Task inputs:
◆ ◆ ◆ ◆
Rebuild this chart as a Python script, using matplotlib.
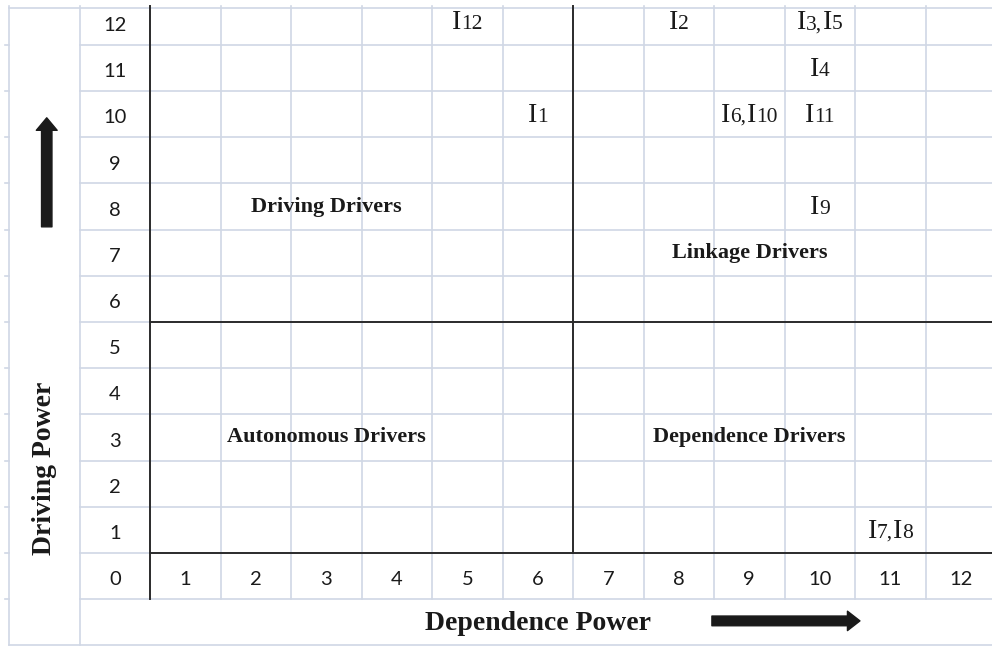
import matplotlib
matplotlib.use("Agg")
import matplotlib.pyplot as plt
from matplotlib.offsetbox import TextArea, HPacker, AnnotationBbox

# items of the MICMAC analysis: dependence power (x) and driving power (y)
items = ["1", "2", "3", "4", "5", "6", "7", "8", "9", "10", "11", "12"]
dependence = [6, 8, 10, 10, 10, 9, 11, 11, 10, 9, 10, 5]
driving = [10, 12, 12, 11, 12, 10, 1, 1, 8, 10, 10, 12]

# quadrant names and the cell they are written in
quadrants = ["Driving Drivers", "Linkage Drivers", "Autonomous Drivers", "Dependence Drivers"]
quad_x = [3, 9, 3, 9]
quad_y = [8, 7, 3, 3]

ticks = list(range(0, 13))
x_title = "Dependence Power"
y_title = "Driving Power"

grid_col = "#d0d7e5"
dark = "#2b2b2b"
ink = "#1a1a1a"
serif = "Liberation Serif"

fig = plt.figure(figsize=(9.92, 6.47), dpi=100)
ax = fig.add_axes([0, 0, 1, 1])
ax.set_xlim(-1.628, 12.443)
ax.set_ylim(-1.535, 12.47)
ax.axis("off")

top = 12.3
right = 12.443
mid = 6.5    # split between low and high dependence
hmid = 5.5   # split between low and high driving power

# light spreadsheet grid
for xv in [c + 0.5 for c in range(0, 12)]:
    ax.plot([xv, xv], [-0.5, top + 0.03], color=grid_col, lw=1.2, zorder=1)
for xv in [-1.5, -0.5]:
    ax.plot([xv, xv], [-1.5, top + 0.03], color=grid_col, lw=1.2, zorder=1)
for yv in [r + 0.5 for r in range(-1, 12)]:
    ax.plot([-0.5, right], [yv, yv], color=grid_col, lw=1.2, zorder=1)
    ax.plot([-1.56, -1.5], [yv, yv], color=grid_col, lw=1.2, zorder=1)
ax.plot([-1.5, right], [-1.5, -1.5], color=grid_col, lw=1.2, zorder=1)
ax.plot([-1.5, right], [top, top], color=grid_col, lw=1.2, zorder=1)

# dark axes and quadrant dividers
ax.plot([0.5, 0.5], [-0.5, top + 0.03], color=dark, lw=1.4, zorder=2)
ax.plot([0.5, right], [0.5, 0.5], color=dark, lw=1.4, zorder=2)
ax.plot([mid, mid], [0.5, top + 0.03], color=dark, lw=1.4, zorder=2)
ax.plot([0.5, right], [hmid, hmid], color=dark, lw=1.4, zorder=2)

# row and column numbers
for t in ticks:
    ax.text(0, t - 0.08, str(t), ha="center", va="center", fontsize=14.5,
            family="Lato", color=ink)
for t in ticks[1:]:
    ax.text(t, -0.08, str(t), ha="center", va="center", fontsize=14.5,
            family="Lato", color=ink)

# item labels, several items in one cell are joined with a comma
cells = {}
for name, dx, dy in zip(items, dependence, driving):
    cells.setdefault((dx, dy), []).append(name)

big = dict(family=serif, fontsize=20, color=ink)
small = dict(family=serif, fontsize=15.5, color=ink)
for (dx, dy), names in cells.items():
    parts = []
    for i, n in enumerate(names):
        parts.append(TextArea("I", textprops=big))
        parts.append(TextArea(n + ("," if i < len(names) - 1 else ""), textprops=small))
    box = HPacker(children=parts, align="baseline", pad=0, sep=0)
    ab = AnnotationBbox(box, (dx, dy - 0.07), xycoords="data", frameon=False,
                        box_alignment=(0.5, 0.42), pad=0)
    ax.add_artist(ab)

# quadrant names
for name, qx, qy in zip(quadrants, quad_x, quad_y):
    ax.text(qx, qy, name, ha="center", va="center", fontsize=16,
            family=serif, weight="bold", color=ink)

# axis titles and arrows
ax.text(6, -1.02, x_title, ha="center", va="center", fontsize=20,
        family=serif, weight="bold", color=ink)
ax.text(-1.0, 2.33, y_title, ha="center", va="center", fontsize=20,
        family=serif, weight="bold", color=ink, rotation=90)

ax.annotate("", xy=(10.57, -0.97), xytext=(8.47, -0.97),
            arrowprops=dict(arrowstyle="simple,head_length=9,head_width=14,tail_width=7",
                            color=ink, mutation_scale=1, shrinkA=0, shrinkB=0))
ax.annotate("", xy=(-0.965, 9.92), xytext=(-0.965, 7.56),
            arrowprops=dict(arrowstyle="simple,head_length=9,head_width=15,tail_width=7.5",
                            color=ink, mutation_scale=1, shrinkA=0, shrinkB=0))

fig.savefig("out.png", dpi=100, facecolor="white")
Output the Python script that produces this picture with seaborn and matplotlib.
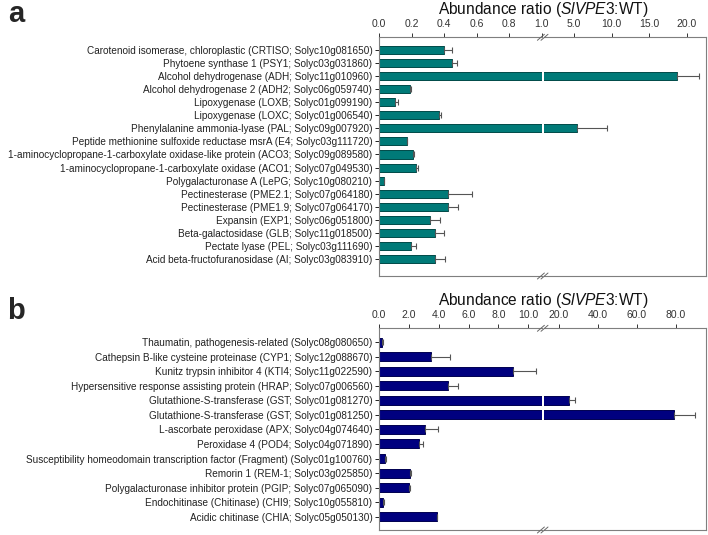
import matplotlib
matplotlib.use("Agg")
import matplotlib.pyplot as plt
from matplotlib.lines import Line2D
import seaborn as sns
import numpy as np

sns.set_theme(style="white")
plt.rcParams["font.family"] = ["Liberation Sans", "DejaVu Sans"]
plt.rcParams["mathtext.fontset"] = "custom"
plt.rcParams["mathtext.rm"] = "Liberation Sans"
plt.rcParams["mathtext.it"] = "Liberation Sans:italic"

# panel a
labels_a = [
    "Carotenoid isomerase, chloroplastic (CRTISO; Solyc10g081650)",
    "Phytoene synthase 1 (PSY1; Solyc03g031860)",
    "Alcohol dehydrogenase (ADH; Solyc11g010960)",
    "Alcohol dehydrogenase 2 (ADH2; Solyc06g059740)",
    "Lipoxygenase (LOXB; Solyc01g099190)",
    "Lipoxygenase (LOXC; Solyc01g006540)",
    "Phenylalanine ammonia-lyase (PAL; Solyc09g007920)",
    "Peptide methionine sulfoxide reductase msrA (E4; Solyc03g111720)",
    "1-aminocyclopropane-1-carboxylate oxidase-like protein (ACO3; Solyc09g089580)",
    "1-aminocyclopropane-1-carboxylate oxidase (ACO1; Solyc07g049530)",
    "Polygalacturonase A (LePG; Solyc10g080210)",
    "Pectinesterase (PME2.1; Solyc07g064180)",
    "Pectinesterase (PME1.9; Solyc07g064170)",
    "Expansin (EXP1; Solyc06g051800)",
    "Beta-galactosidase (GLB; Solyc11g018500)",
    "Pectate lyase (PEL; Solyc03g111690)",
    "Acid beta-fructofuranosidase (AI; Solyc03g083910)",
]
ratio_a = [0.40, 0.45, 18.7, 0.19, 0.096, 0.366, 5.4, 0.168, 0.209, 0.225,
           0.029, 0.426, 0.426, 0.315, 0.34, 0.194, 0.34]
err_a = [0.045, 0.03, 2.85, 0.005, 0.017, 0.014, 4.0, 0.004, 0.005, 0.014,
         0.002, 0.145, 0.061, 0.059, 0.057, 0.03, 0.067]

# panel b
labels_b = [
    "Thaumatin, pathogenesis-related (Solyc08g080650)",
    "Cathepsin B-like cysteine proteinase (CYP1; Solyc12g088670)",
    "Kunitz trypsin inhibitor 4 (KTI4; Solyc11g022590)",
    "Hypersensitive response assisting protein (HRAP; Solyc07g006560)",
    "Glutathione-S-transferase (GST; Solyc01g081270)",
    "Glutathione-S-transferase (GST; Solyc01g081250)",
    "L-ascorbate peroxidase (APX; Solyc04g074640)",
    "Peroxidase 4 (POD4; Solyc04g071890)",
    "Susceptibility homeodomain transcription factor (Fragment) (Solyc01g100760)",
    "Remorin 1 (REM-1; Solyc03g025850)",
    "Polygalacturonase inhibitor protein (PGIP; Solyc07g065090)",
    "Endochitinase (Chitinase) (CHI9; Solyc10g055810)",
    "Acidic chitinase (CHIA; Solyc05g050130)",
]
ratio_b = [0.18, 3.5, 9.0, 4.6, 25.0, 79.1, 3.04, 2.64, 0.4, 2.08, 2.0, 0.25, 3.87]
err_b = [0.05, 1.27, 1.5, 0.68, 3.4, 10.6, 0.9, 0.3, 0.05, 0.05, 0.06, 0.04, 0.0]

ticks_a_left = [0.0, 0.2, 0.4, 0.6, 0.8, 1.0]
ticks_a_right = [5.0, 10.0, 15.0, 20.0]
ticks_b_left = [0.0, 2.0, 4.0, 6.0, 8.0, 10.0]
ticks_b_right = [20.0, 40.0, 60.0, 80.0]

W, H = 708, 535
fig = plt.figure(figsize=(W / 100, H / 100), dpi=100)


def rect(x0, x1, y0, y1):
    return [x0 / W, 1 - y1 / H, (x1 - x0) / W, (y1 - y0) / H]


def slash(x, y):
    # little "//" break mark, in figure pixels
    for dx in (-1.8, 1.8):
        fig.add_artist(Line2D([(x + dx - 3.5) / W, (x + dx + 3.5) / W],
                              [1 - (y + 3) / H, 1 - (y - 3) / H],
                              color="#666666", lw=0.7, transform=fig.transFigure))


def panel(labels, vals, errs, color, edge, top, bottom, xl, xr, tl, tr, ylim, letter, ly):
    split = 541.7
    axl = fig.add_axes(rect(379.3, split, top, bottom))
    axr = fig.add_axes(rect(543.5, 706, top, bottom))
    n = len(labels)
    for ax in (axl, axr):
        sns.barplot(x=vals, y=labels, orient="h", color=color, ax=ax,
                    edgecolor=edge, linewidth=0.7, width=0.62, saturation=1)
        ax.errorbar(vals, np.arange(n), xerr=[np.zeros(n), errs], fmt="none",
                    ecolor="#555555", elinewidth=0.8, capsize=2.5, capthick=0.8)
        ax.set_ylim(*ylim)
        ax.xaxis.tick_top()
        ax.tick_params(axis="x", direction="out", length=3, width=0.7, pad=3,
                       labelsize=7.5, colors="#333333", top=True, bottom=False)
        ax.set_xlabel("")
        ax.set_ylabel("")
        for s in ax.spines.values():
            s.set_color("#7f7f7f")
            s.set_linewidth(0.8)
    axl.set_xlim(*xl)
    axl.set_xticks(tl)
    axl.set_xticklabels([f"{t:.1f}" for t in tl])
    axl.spines["right"].set_visible(False)
    axl.tick_params(axis="y", direction="out", length=3, width=0.7, pad=2,
                    labelsize=7.2, left=True, colors="#222222")
    axr.set_xlim(*xr)
    axr.set_xticks(tr)
    axr.set_xticklabels([f"{t:.1f}" for t in tr])
    axr.spines["left"].set_visible(False)
    axr.set_yticks([])
    slash(split + 1, top)
    slash(split + 1, bottom)
    fig.text(543 / W, 1 - (top - 28) / H, r"Abundance ratio ($\mathit{SlVPE3}$:WT)",
             ha="center", va="center", fontsize=11.2, color="#111111")
    fig.text(16 / W, 1 - ly / H, letter, ha="center", va="center",
             fontsize=21, fontweight="bold")


panel(labels_a, ratio_a, err_a, "#007a78", "#004a48", 37.3, 276,
      (0, 1.0), (0.95, 22.53), ticks_a_left, ticks_a_right, (17.3, -0.97), "a", 14)
panel(labels_b, ratio_b, err_b, "#00007f", "#000050", 328.3, 530,
      (0, 10.9), (12.05, 95.4), ticks_b_left, ticks_b_right, (12.92, -0.96), "b", 311)

fig.savefig("out.png", dpi=100, facecolor="white")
◆ ◆ ◆ ◆
Problem description: Set down again, exactly, the lines of the material above from its first line to the one with "from matplotlib.offsetbox import", inclusive. Leave the pictures out.

Expected answer:
Rebuild this chart as a Python script, using matplotlib.
import matplotlib
matplotlib.use("Agg")
import matplotlib.pyplot as plt
from matplotlib.offsetbox import TextArea, HPacker, AnnotationBbox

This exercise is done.